Não havia certamente melhor forma de começar uma semana de trabalho como esta quarta-feira onde o calor fez-se finalmente sentir e com força na capital. Os termómetros passaram dos 25 graus e por azar o autocarro tinha o ar condicionado avariado. Já a meio da tarde e depois de uma viagem lá entrou um senhor que apesar de não ter dito "boa tarde", ainda foi capaz de dizer «abra mas é o ar condicionado que morremos aqui de calor!!...»
Estaria eu à espera que o referido passageiro chegasse para me aperceber que estava assim tanto calor? Ou gostaria eu de transpirar só para não ligar o ar condicionado?... Bem há sempre quem pense que uma destas hipóteses poderá ser a resposta, mas adiante...
Hoje assisti à maior [como vou eu chamar ao que assisti?!..] peixeirada a bordo de um autocarro. O bairrismo está sempre presente na 742, ora na Madre Deus ora na Ajuda há sempre alguém que grita mais alto que o outro, mas hoje nem teve nada haver com os bairros em si, até porque as marchas são lá para Junho. Recorda-se certamente de um post que aqui escrevi sobre o dia de Carnaval que falava sobre uma senhora que havia entrado mascarada e que se tinha metido com o Polícia da Madre Deus. Pois bem, esta senhora já tem lugar cativo nesta carreira, transportando-se várias vezes, ora de manhã ora de tarde e até já vai conhecendo e cumprimentado alguns motoristas.

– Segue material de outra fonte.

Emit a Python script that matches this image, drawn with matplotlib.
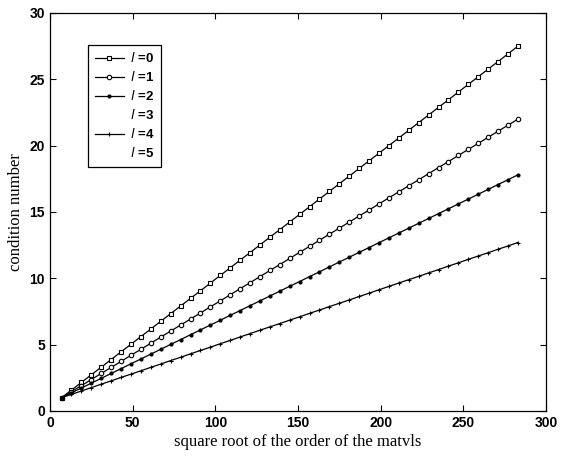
import matplotlib
matplotlib.use("Agg")
import matplotlib.pyplot as plt
from matplotlib.lines import Line2D

x = [7, 13, 19, 25, 31, 37, 43, 49, 55, 61, 67, 73, 79, 85, 91, 97, 103, 109, 115, 121,
     127, 133, 139, 145, 151, 157, 163, 169, 175, 181, 187, 193, 199, 205, 211, 217, 223,
     229, 235, 241, 247, 253, 259, 265, 271, 277, 283]

y_l0 = [1.00, 1.58, 2.15, 2.73, 3.30, 3.88, 4.46, 5.03, 5.61, 6.18, 6.76, 7.34, 7.91, 8.49,
        9.06, 9.64, 10.22, 10.79, 11.37, 11.94, 12.52, 13.10, 13.67, 14.25, 14.82, 15.40,
        15.98, 16.55, 17.13, 17.70, 18.28, 18.86, 19.43, 20.01, 20.58, 21.16, 21.74, 22.31,
        22.89, 23.46, 24.04, 24.62, 25.19, 25.77, 26.34, 26.92, 27.50]
y_l1 = [1.00, 1.46, 1.91, 2.37, 2.83, 3.28, 3.74, 4.20, 4.65, 5.11, 5.57, 6.02, 6.48, 6.93,
        7.39, 7.85, 8.30, 8.76, 9.22, 9.67, 10.13, 10.59, 11.04, 11.50, 11.96, 12.41, 12.87,
        13.33, 13.78, 14.24, 14.70, 15.15, 15.61, 16.07, 16.52, 16.98, 17.43, 17.89, 18.35,
        18.80, 19.26, 19.72, 20.17, 20.63, 21.09, 21.54, 22.00]
y_l2 = [1.00, 1.37, 1.73, 2.10, 2.46, 2.83, 3.19, 3.56, 3.92, 4.29, 4.65, 5.02, 5.38, 5.75,
        6.11, 6.48, 6.84, 7.21, 7.57, 7.94, 8.30, 8.67, 9.03, 9.40, 9.76, 10.13, 10.49,
        10.86, 11.23, 11.59, 11.96, 12.32, 12.69, 13.05, 13.42, 13.78, 14.15, 14.51, 14.88,
        15.24, 15.61, 15.97, 16.34, 16.70, 17.07, 17.43, 17.80]
y_l4 = [1.00, 1.25, 1.51, 1.76, 2.02, 2.27, 2.53, 2.78, 3.03, 3.29, 3.54, 3.80, 4.05, 4.31,
        4.56, 4.81, 5.07, 5.32, 5.58, 5.83, 6.09, 6.34, 6.59, 6.85, 7.10, 7.36, 7.61, 7.87,
        8.12, 8.37, 8.63, 8.88, 9.14, 9.39, 9.65, 9.90, 10.15, 10.41, 10.66, 10.92, 11.17,
        11.43, 11.68, 11.93, 12.19, 12.44, 12.70]

labels = ["$l$ =0", "$l$ =1", "$l$ =2", "$l$ =3", "$l$ =4", "$l$ =5"]
xticks = [0, 50, 100, 150, 200, 250, 300]
yticks = [0, 5, 10, 15, 20, 25, 30]

fig = plt.figure(figsize=(5.88, 4.59), dpi=100)
ax = fig.add_axes([0.085, 0.1046, 0.8436, 0.8671])

ax.plot(x, y_l0, color="black", lw=0.9, marker="s", ms=3.2, mfc="white", mec="black", mew=0.8)
ax.plot(x, y_l1, color="black", lw=0.9, marker="o", ms=3.2, mfc="white", mec="black", mew=0.8)
ax.plot(x, y_l2, color="black", lw=0.9, marker=".", ms=4.0, mfc="black", mec="black")
ax.plot(x, y_l4, color="black", lw=0.9, marker="+", ms=3.2, mec="black", mew=0.8)

handles = [
    Line2D([], [], color="black", lw=0.9, marker="s", ms=3.2, mfc="white", mec="black", mew=0.8),
    Line2D([], [], color="black", lw=0.9, marker="o", ms=3.2, mfc="white", mec="black", mew=0.8),
    Line2D([], [], color="black", lw=0.9, marker=".", ms=4.0),
    Line2D([], [], color="none", lw=0.9),
    Line2D([], [], color="black", lw=0.9, marker="+", ms=3.2, mew=0.8),
    Line2D([], [], color="none", lw=0.9),
]
leg = ax.legend(handles, labels, loc="upper left", bbox_to_anchor=(0.077, 0.92),
                borderaxespad=0, numpoints=1,
                frameon=True, fancybox=False, edgecolor="black", framealpha=1,
                prop={"family": "Liberation Sans", "weight": "bold", "size": 9.5},
                handlelength=2.2, labelspacing=0.38, borderpad=0.5, handletextpad=0.5)
leg.get_frame().set_linewidth(0.9)

ax.set_xlim(0, 300)
ax.set_ylim(0, 30)
ax.set_xticks(xticks)
ax.set_yticks(yticks)
ax.tick_params(direction="in", top=True, right=True, length=4, width=0.8, labelsize=10)
for lab in ax.get_xticklabels() + ax.get_yticklabels():
    lab.set_fontfamily("Liberation Sans")
    lab.set_fontweight("bold")
for s in ax.spines.values():
    s.set_linewidth(0.9)

ax.set_xlabel("square root of the order of the matvls", fontfamily="Liberation Serif",
              fontsize=12, labelpad=3)
ax.set_ylabel("condition number", fontfamily="Liberation Serif", fontsize=12, labelpad=4)

fig.savefig("out.png", dpi=100)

Como a 742 até é das carreiras onde marco mais presença, a referida senhora - sempre muito reinadia - já me conhece e lá me cumprimenta sempre que me vê. Hoje lá entrou e sentou-se no primeiro lugar. O autocarro aos poucos foi enchendo e na Morais Soares já entravam com dificuldade. Seguia eu para o Bairro Madre Deus quando ouço esta senhora em jeito de brincadeira perguntar a um senhor que, dado o aperto na coxia, lá deu um encosto no seu braço. «Ouça lá... Veja lá se quer ir no meu colo!?!...» Mas o senhor em questão não a levou muito para a brincadeira e muito menos a senhora que o acompanhava.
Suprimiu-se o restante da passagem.